| 15/09/2007 15h45min
Fabrício Carpinejar
Não compreendo quando o futebol torna-se vestimenta da truculência. Ao invés de estender o pano e alcançar com a bandeira a graça sinuosa das pipas, arranca-se a flâmula para empregar a madeira como arma. A bandeira nasceu para o céu, mas é rebaixada progressivamente ao chão.
Não compreendo que a rivalidade entre gremistas e colorados tenha atravessado a fronteira da provocação para o fanatismo terrorista.
Não há diferença nenhuma em quem coloca uma bomba no corpo ou quem emprega o corpo para explodir os outros. Futebol não é uma causa religiosa, não é uma causa nacionalista, não é uma causa separatista. Futebol é um esporte. Haverá trabalho no dia seguinte.

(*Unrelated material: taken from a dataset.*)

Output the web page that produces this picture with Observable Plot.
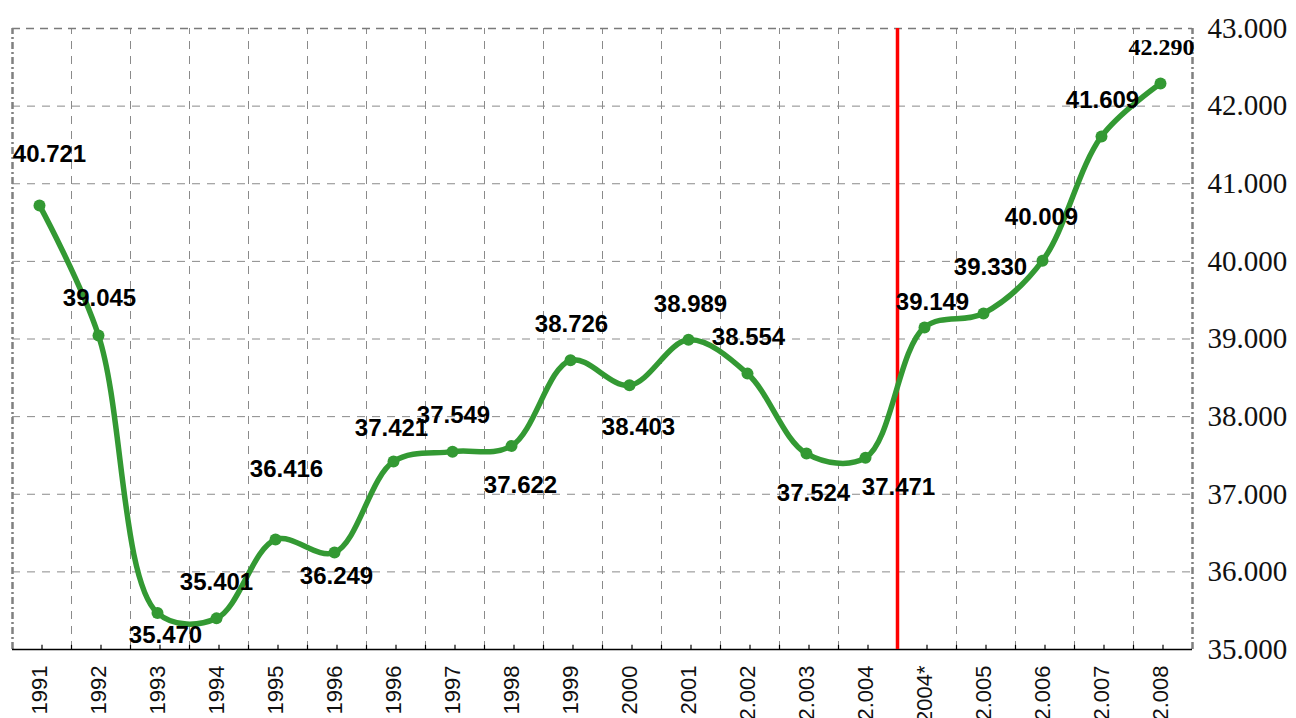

Não compreendo que assassinatos possam ocorrer entre torcidas organizadas pelo simples motivo da vítima ser colorada ou gremista. E que espancamentos tenham como pretexto fora do campo o fato de alguém estar usando vermelho ou azul, branco e preto. Não entendo essa normalidade de não contar mais com a possibilidade de torcer no campo adversário.
Eu levo meu filho de cinco anos para o estádio e desejo que ele ame seu time mais do que odeie qualquer rival. Não ensinarei meu filho a odiar.
É muita covardia usar a paixão de uma torcida para cometer atrocidades. É muita covardia mobilizar a força retrógrada do bando quando um torcedor está sozinho e desarmado.
Isso não é futebol, é crime. Não importa que seja no estádio ou na rua, é crime.
Não é mais questão de paz, é questão de justiça.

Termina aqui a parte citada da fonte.